Une jeune femme qui veut quitter le cocon familial. Une mère solitaire, ayant peur de la vie sans son enfant, devenu grand. A partir de ce canevas classique, banal presque, la cinéaste espagnole Celia Rico CLAVELLINO signe un beau premier long métrage en faisant bouger en permanence, de manière douce et parfois imperceptible, les lignes du récit, des personnages, de leurs attentes. Rien ne se passe comme prévu dans Viaje, du séjour londonien de la fille, au retour à la vie solitaire de la mère.
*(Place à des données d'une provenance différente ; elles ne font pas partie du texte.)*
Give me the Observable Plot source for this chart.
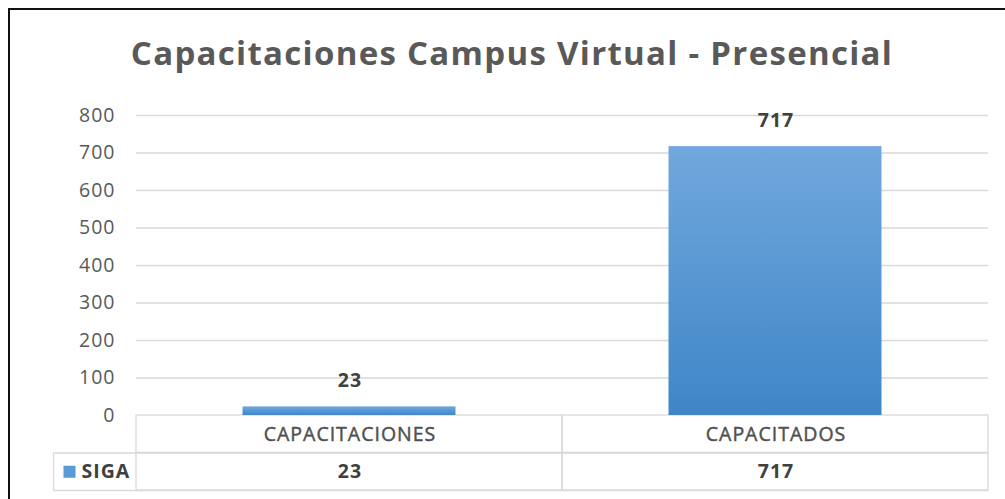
<!DOCTYPE html>
<html>
<head>
<meta charset="utf-8">
<script src="https://cdn.jsdelivr.net/npm/d3@7"></script>
<script src="https://cdn.jsdelivr.net/npm/@observablehq/plot@0.6"></script>
<style>
  html, body { margin: 0; padding: 0; width: 1005px; height: 499px; overflow: hidden; background: #fff; }
  #frame { position: absolute; left: 8px; top: 8px; width: 1200px; height: 700px; border: 2.5px solid #111; box-sizing: border-box; }
  #title { position: absolute; left: 0; width: 1024px; top: 31px; text-align: center; font-family: "Open Sans", Lato, sans-serif; font-weight: 700; font-size: 33px; letter-spacing: 1.3px; color: #595959; white-space: nowrap; line-height: 44px; }
  #chart { position: absolute; left: 0; top: 100px; }
  #chart svg text { letter-spacing: 1px; }
</style>
</head>
<body>
<div id="frame"></div>
<div id="title"></div>
<div id="chart"></div>
<script>
const titleText = "Capacitaciones Campus Virtual - Presencial";
const categories = ["CAPACITACIONES", "CAPACITADOS"];
const seriesName = "SIGA";
const values = [23, 717];
const yTicks = [0, 100, 200, 300, 400, 500, 600, 700, 800];

const data = categories.map((c, i) => ({cat: c, value: values[i]}));

const W = 1005, H = 399;
const mL = 136, mR = 17, mT = 15, mB = 9;
const band = (W - mL - mR) / categories.length;
const font = "'Open Sans', Lato, sans-serif";
const fs = 19.5;

function defs() {
  const ns = "http://www.w3.org/2000/svg";
  const d = document.createElementNS(ns, "defs");
  const g = document.createElementNS(ns, "linearGradient");
  g.setAttribute("id", "barGrad");
  g.setAttribute("x1", "0"); g.setAttribute("y1", "0");
  g.setAttribute("x2", "0"); g.setAttribute("y2", "1");
  [["0%", "#71a8dd"], ["100%", "#3f86c7"]].forEach(([o, c]) => {
    const s = document.createElementNS(ns, "stop");
    s.setAttribute("offset", o); s.setAttribute("stop-color", c);
    g.appendChild(s);
  });
  d.appendChild(g);
  return d;
}

const firstCenter = band / 2;

const plot = Plot.plot({
  width: W, height: H,
  marginLeft: mL, marginRight: mR, marginTop: mT, marginBottom: mB,
  style: {fontFamily: font, color: "#595959", background: "transparent", overflow: "visible"},
  x: {domain: categories, padding: 0, axis: null},
  y: {domain: [-200, 800], axis: null},
  marks: [
    defs,
    Plot.gridY(yTicks.filter(t => t > 0), {stroke: "#d9d9d9", strokeOpacity: 1, strokeWidth: 1.3}),
    Plot.axisY(yTicks, {label: null, tickSize: 0, tickPadding: 21, fontSize: fs, fill: "#595959", textAnchor: "end"}),
    Plot.barY(data, {x: "cat", y1: -100, y2: 0, fill: "none", stroke: "#d9d9d9", strokeWidth: 1.3}),
    Plot.barY(data, {x: "cat", y1: -200, y2: -100, fill: "none", stroke: "#d9d9d9", strokeWidth: 1.3}),
    Plot.ruleY([-100, -200], {stroke: "#d9d9d9", strokeWidth: 1.3, insetLeft: -83}),
    Plot.ruleX([categories[0]], {y1: -200, y2: -100, stroke: "#d9d9d9", strokeWidth: 1.3, dx: -(firstCenter + 83)}),
    Plot.barY(data, {x: "cat", y: "value", fill: "url(#barGrad)", insetLeft: band / 4, insetRight: band / 4}),
    Plot.text(data, {x: "cat", y: "value", text: d => String(d.value), dy: -26, dx: 0.5, fontSize: fs, fontWeight: "bold", fill: "#404040"}),
    Plot.text(data, {x: "cat", y: -50, text: "cat", dx: 0.5, fontSize: fs, fill: "#505050", stroke: "#505050", strokeWidth: 0.45}),
    Plot.text(data, {x: "cat", y: -150, text: d => String(d.value), dx: 0.5, fontSize: fs, fontWeight: "bold", fill: "#404040"}),
    Plot.dot([seriesName], {x: () => categories[0], y: -150, symbol: "square", r: 6.8, fill: "#5b9bd5", dx: 69 - (mL + firstCenter)}),
    Plot.text([seriesName], {x: () => categories[0], y: -150, text: d => d, textAnchor: "start", dx: 81 - (mL + firstCenter), fontSize: fs, fontWeight: "bold", fill: "#404040", style: "letter-spacing:0"})
  ]
});
document.getElementById("chart").appendChild(plot);
document.getElementById("title").textContent = titleText;
</script>
</body>
</html>
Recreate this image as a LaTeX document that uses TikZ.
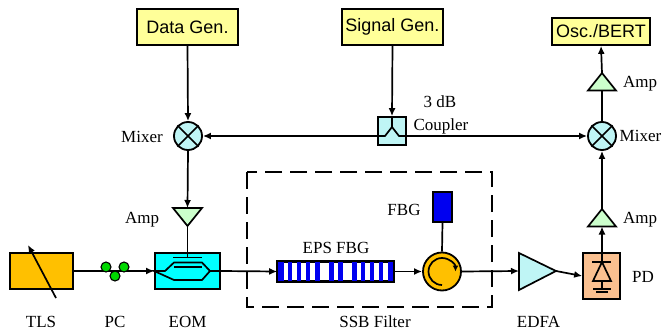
\documentclass[tikz,border=0pt]{standalone}
\usepackage{fontspec}
\setmainfont{Liberation Serif}
\setsansfont{Liberation Sans}
\usetikzlibrary{arrows.meta}
\definecolor{cyellow}{HTML}{FFFF99}
\definecolor{cgold}{HTML}{FFC000}
\definecolor{ccyan}{HTML}{00FFFF}
\definecolor{clight}{HTML}{BFF5F5}
\definecolor{cgreen}{HTML}{CCFFCC}
\definecolor{cpd}{HTML}{FAC090}
\definecolor{cblue}{HTML}{0000F0}
\tikzset{
  wire/.style={line width=1.7pt,draw=black},
  arr/.style={wire,-{Latex[length=8pt,width=7pt]}},
  genbox/.style={draw=black,line width=1.7pt,fill=cyellow,minimum width=101pt,minimum height=36pt,inner sep=0pt,font=\sffamily\fontsize{18}{18}\selectfont},
  lab/.style={font=\fontsize{17}{17}\selectfont,inner sep=0pt,text=black},
  block/.style={draw=black,line width=1.7pt,inner sep=0pt},
  mixer/.style={circle,draw=black,line width=1.8pt,fill=clight,minimum size=28pt,inner sep=0pt}
}
\begin{document}
\begin{tikzpicture}[x=1pt,y=-1pt]
\useasboundingbox (0,0) rectangle (662,332);
% generators
\node[genbox] (data) at (187.5,27) {Data Gen.};
\node[genbox] (sig) at (392.5,27) {Signal Gen.};
\node[genbox,minimum width=98pt,minimum height=27pt] (osc) at (601,31.5) {Osc./BERT};
% mixers
\node[mixer] (mixL) at (188,136) {};
\node[mixer] (mixR) at (602,136) {};
\draw[wire] (mixL.north west)--(mixL.south east) (mixL.north east)--(mixL.south west);
\draw[wire] (mixR.north west)--(mixR.south east) (mixR.north east)--(mixR.south west);
% coupler
\node[block,fill=clight,minimum width=28pt,minimum height=28pt] (coup) at (392,131) {};
% amps
\draw[block,fill=cgreen] (173,208)--(202,208)--(187.5,226)--cycle;
\draw[block,fill=cgreen] (588,226.5)--(616,226.5)--(602,209)--cycle;
\draw[block,fill=cgreen] (588,90.5)--(616,90.5)--(602,73)--cycle;
\coordinate (ampLt) at (187.5,208);
\coordinate (ampLb) at (187.5,226);
\coordinate (ampRlt) at (602,209);
\coordinate (ampRlb) at (602,226.5);
\coordinate (ampRut) at (602,73);
\coordinate (ampRub) at (602,90.5);
% TLS
\node[block,fill=cgold,minimum width=63pt,minimum height=36pt] (tls) at (41.5,271) {};
\coordinate (tlsA) at (56,298);
\coordinate (tlsB) at (28,245);
\draw[arr] (tlsA)--(tlsB);
% EOM
\node[block,fill=ccyan,minimum width=65pt,minimum height=36pt] (eom) at (187.5,271) {};
% main wires
\draw[arr] (tls.east)--(eom.west);
\foreach \n/\x/\y in {pa/106/267,pb/124/267,pc/115/276}
  \node[circle,draw=black,line width=1.1pt,fill=green!85!black,minimum size=10pt,inner sep=0pt] (\n) at (\x,\y) {};
% EOM inner
\draw[wire] (eom.west)--(165,271)--(174,262.5)--(202,262.5)--(210,271)--(202,280)--(174,280)--cycle;
\draw[wire] (210,271)--(eom.east);
\draw[wire] (173,257.5)--(202,257.5) (174,267)--(202,267);
% FBG grating
\node[block,fill=white,minimum width=115pt,minimum height=19pt] (eps) at (335.5,271.5) {};
\foreach \a/\b in {278/284,287.5/292,296.5/301,305.5/310,314.5/319.5,329/334,337.5/342.5,352/357,360.5/365,369.5/374,378.5/383,387.5/393}
  \fill[cblue] (\a,262) rectangle (\b,281);
\draw[block] (eps.south west) rectangle (eps.north east);
\node[lab,anchor=base] (epsl) at (336,253) {EPS FBG};
\draw[arr] (eom.east)--(eps.west);
% circulator
\node[circle,draw=black,line width=1.8pt,fill=cgold,minimum size=38pt,inner sep=0pt] (circ) at (442,271.5) {};
\draw[wire,-{Latex[length=6pt,width=6pt]}] (442,285) arc[start angle=90,end angle=360,radius=13.5];
\node[block,fill=cblue,minimum width=19pt,minimum height=30pt] (fbg) at (442.5,207) {};
\draw[wire] (fbg.south)--(circ.north);
\draw[arr] (eps.east)--(circ.west);
% dashed box
\draw[line width=1.7pt,dash pattern=on 17pt off 8pt] (247,172) rectangle (492,307);
% EDFA
\coordinate (edfaIn) at (519,271);
\coordinate (edfaOut) at (556,271);
\draw[block,fill=clight] (519,253)--(519,290)--(556,271)--cycle;
\draw[arr] (circ.east)--(edfaIn);
% PD
\node[block,fill=cpd,minimum width=37pt,minimum height=46pt] (pd) at (601.5,276) {};
\draw[arr] (edfaOut)--(pd.west);
\draw[wire] (592,262)--(611,262);
\draw[wire] (602,262)--(593,281)--(611,281)--cycle;
\draw[wire] (602,281)--(602,289);
\draw[line width=2.2pt] (593,289)--(611,289);
\draw[line width=2.2pt] (596,292)--(608,292);
% vertical
\draw[arr] (data.south)--(mixL.north);
\draw[arr] (sig.south)--(coup.north);
\draw[arr] (mixL.south)--(ampLt);
\draw[wire] (ampLb)--(187.5,257.5);
\draw[arr] (602,262)--(ampRlb);
\draw[arr] (ampRlt)--(mixR.south);
\draw[wire] (mixR.north)--(ampRub);
\draw[arr] (ampRut)--(osc.south);
% coupler
\draw[arr] (coup.west|-0,136)--(mixL.east);
\draw[arr] (coup.east|-0,136)--(mixR.west);
\draw[wire] (378,136)--(385,136)--(392,127)--(399,136)--(406,136);
\draw[wire] (coup.north)--(392,127);
% labels
\node[lab,anchor=base] (l1) at (41,327) {TLS};
\node[lab,anchor=base] (l2) at (115,327) {PC};
\node[lab,anchor=base] (l3) at (187.5,327) {EOM};
\node[lab,anchor=base] (l4) at (375,327) {SSB Filter};
\node[lab,anchor=base] (l5) at (538.5,327) {EDFA};
\node[lab,anchor=base] (l6) at (643,282) {PD};
\node[lab,anchor=base] (l7) at (142,223) {Amp};
\node[lab,anchor=base] (l8) at (142,142) {Mixer};
\node[lab,anchor=base] (l9) at (640.5,141.5) {Mixer};
\node[lab,anchor=base] (l10) at (640,87) {Amp};
\node[lab,anchor=base] (l11) at (640,223) {Amp};
\node[lab,anchor=base] (l12) at (440,107) {3 dB};
\node[lab,anchor=base] (l13) at (441,130) {Coupler};
\node[lab,anchor=base] (l14) at (404,215) {FBG};
\end{tikzpicture}
\end{document}
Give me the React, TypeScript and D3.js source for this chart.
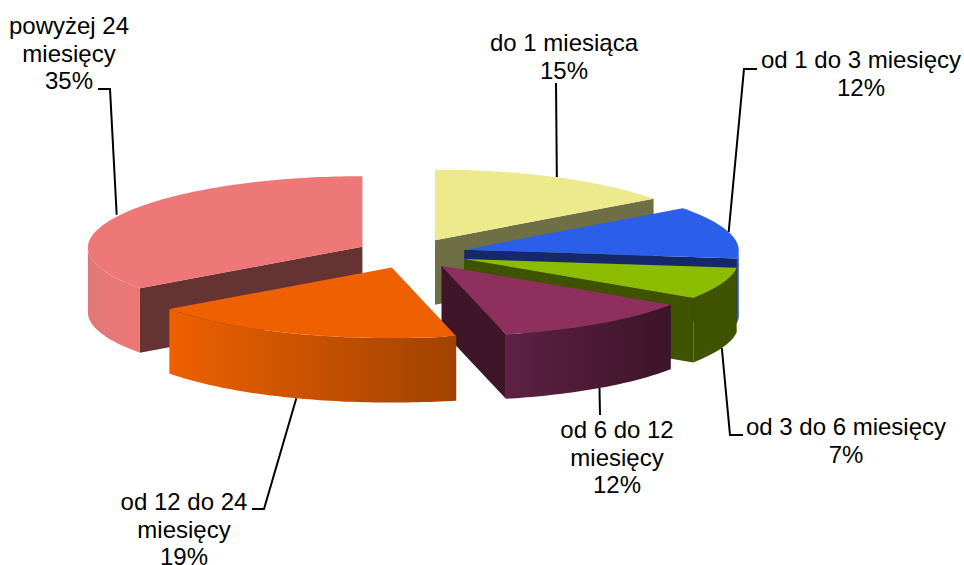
import * as d3 from 'd3';
import React from 'react';

const categories = [
  'do 1 miesiąca',
  'od 1 do 3 miesięcy',
  'od 3 do 6 miesięcy',
  'od 6 do 12 miesięcy',
  'od 12 do 24 miesięcy',
  'powyżej 24 miesięcy',
];
// unrounded shares as read from the slice edges, the labels show them rounded
const shares = [15, 12, 7.3, 11.95, 18.75, 35];
const explodes = [54, 55.5, 57, 54, 54, 54];

const topColors = ['#ecea8c', '#2b5fea', '#8cbc00', '#8e2f5e', '#ee6000', '#ee7777'];
const faceColors = ['#6f6f45', '#14286a', '#3f5200', '#3e1529', '#a34400', '#663333'];
const rimFrom = ['#ecea8c', '#2b5fea', '#3f5200', '#5e2044', '#ee6000', '#e07878'];
const rimTo = ['#ecea8c', '#24479f', '#3f5200', '#3c1428', '#a04200', '#ee7777'];

// wrapped label lines, chart text breaks them by hand
const labelLines = [
  ['do 1 miesiąca', '15%'],
  ['od 1 do 3 miesięcy', '12%'],
  ['od 3 do 6 miesięcy', '7%'],
  ['od 6 do 12', 'miesięcy', '12%'],
  ['od 12 do 24', 'miesięcy', '19%'],
  ['powyżej 24', 'miesięcy', '35%'],
];
const labelX = [564, 861, 846, 617, 184, 69];
const labelY = [51, 68, 435, 438, 510, 34];
const elbows: [number, number][][] = [
  [[556, 83]],
  [[757, 69], [744, 69]],
  [[743, 435], [730, 435]],
  [[600, 415]],
  [[252, 509], [264, 509]],
  [[98, 89], [110, 89]],
];
const anchorDx = [0, 0, 0, 0, 0, -4];

const cx = 410.5;
const cy = 253.5;
const rx = 272;
const ry = 70.5;
const depth = 64.5;
const explodeRatio = 15 / 54;
const perspective = 0.015;
const bulge = 2.5;
const lineHeight = 27.5;

type Pt = [number, number];

const pieLayout = d3.pie<number>().sort(null).value((d) => d)(shares);

const rimPoint = (apex: Pt, a: number, z = 0): Pt => {
  const s = Math.sin(a);
  return [
    apex[0] + rx * (1 - perspective * Math.cos(a)) * s + bulge * Math.sign(s) * s ** 8,
    apex[1] - ry * Math.cos(a) + z,
  ];
};

const anglesBetween = (a0: number, a1: number) => {
  const n = Math.max(2, Math.ceil((a1 - a0) / 0.02));
  return d3.range(n + 1).map((i) => a0 + ((a1 - a0) * i) / n);
};

const line = d3.line<Pt>();
const rimArea = d3
  .area<Pt>()
  .x((d) => d[0])
  .y0((d) => d[1])
  .y1((d) => d[1] + depth);

const slices = pieLayout.map((p, i) => {
  const mid = (p.startAngle + p.endAngle) / 2;
  const e = explodes[i];
  const apex: Pt = [cx + e * Math.sin(mid), cy - e * explodeRatio * Math.cos(mid)];
  const arcPts = anglesBetween(p.startAngle, p.endAngle).map((a) => rimPoint(apex, a));
  const top = line([apex, ...arcPts]) + 'Z';

  // only the radial walls that look towards the viewer are drawn
  const wallAngles: number[] = [];
  if (Math.sin(p.startAngle) < -1e-6) wallAngles.push(p.startAngle);
  if (Math.sin(p.endAngle) > 1e-6) wallAngles.push(p.endAngle);
  const walls = wallAngles.map((a) => {
    const r = rimPoint(apex, a);
    return line([apex, r, [r[0], r[1] + depth], [apex[0], apex[1] + depth]]) + 'Z';
  });

  const a0 = Math.max(p.startAngle, Math.PI / 2);
  const a1 = Math.min(p.endAngle, (3 * Math.PI) / 2);
  const rimPts = a1 > a0 ? anglesBetween(a0, a1).map((a) => rimPoint(apex, a)) : null;
  const rim = rimPts ? rimArea(rimPts) : null;
  const xs = rimPts ? (d3.extent(rimPts, (d) => d[0]) as [number, number]) : [0, 1];

  const anchorBase = rimPoint(apex, mid);
  const anchor: Pt = [
    anchorBase[0] + anchorDx[i],
    anchorBase[1] + (Math.cos(mid) < 0 ? depth : 0),
  ];
  return { i, top, walls, rim, xs, anchor };
});

const App: React.FC = () => (
  <svg
    width={964}
    height={565}
    style={{ position: 'absolute', left: 0, top: 0, background: '#fff' }}
    fontFamily="'Liberation Sans', Arial, sans-serif"
    fontSize={24}
  >
    <defs>
      {slices.map((s) => (
        <linearGradient
          key={s.i}
          id={`rim-${s.i}`}
          gradientUnits="userSpaceOnUse"
          x1={s.xs[0]}
          x2={s.xs[1]}
          y1={0}
          y2={0}
        >
          <stop offset="0" stopColor={rimFrom[s.i]} />
          <stop offset="1" stopColor={rimTo[s.i]} />
        </linearGradient>
      ))}
    </defs>

    {slices.map((s) => (
      <path
        key={categories[s.i]}
        d={line([...elbows[s.i], s.anchor]) as string}
        fill="none"
        stroke="#000"
        strokeWidth={2}
      />
    ))}

    {/* painter order: back right to front left, red first so it sits behind */}
    {[5, 0, 1, 2, 3, 4].map((i) => {
      const s = slices[i];
      return (
        <g key={i}>
          {s.walls.map((d, j) => (
            <path key={j} d={d} fill={faceColors[i]} />
          ))}
          {s.rim && <path d={s.rim} fill={`url(#rim-${i})`} />}
          <path d={s.top} fill={topColors[i]} />
        </g>
      );
    })}

    {labelLines.map((lines, i) => (
      <text key={i} textAnchor="middle" fill="#000">
        {lines.map((t, j) => (
          <tspan key={j} x={labelX[i]} y={labelY[i] + j * lineHeight}>
            {t}
          </tspan>
        ))}
      </text>
    ))}
  </svg>
);

export default App;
Le terme « sensible », devenu un cliché dans les armes du critique ciné, est pourtant ici parfaitement adapté : tout se joue en creux, dans les silences et les non-dits entre les personnages. Une atmosphère étrange, ouatée mais bienveillante, imprègne le film et ses protagonistes. Il s’y joue une découverte presque vieille comme le monde : c’est dans l’absence, l’éloignement, que l’on peut se redécouvrir soi-même, mais également l’autre. La jeune femme qui se confronte à un monde plus dur que prévu, la vieille dame qui se découvre plus forte qu’elle ne pensait. En cette époque de cinéma parfois un peu hystérique, Viaje prend son temps pour dérouler ses thèmes, mais sans jamais être contemplatif. Il refuse la dramatisation parfois forcée dans la description des rapports familiaux, pour opter pour la chronique attentive. S’en émane plutôt une forme de chaleur douce, brandie contre la dureté du monde contemporain.
Critique de Pierre-Simon GUTMAN
Viaje. Film espagnol de Celia Rico CLAVELLINO (2019), avec Lola DUENAS, Anna CASTILLO, Pedro CASABLANC. 1h45.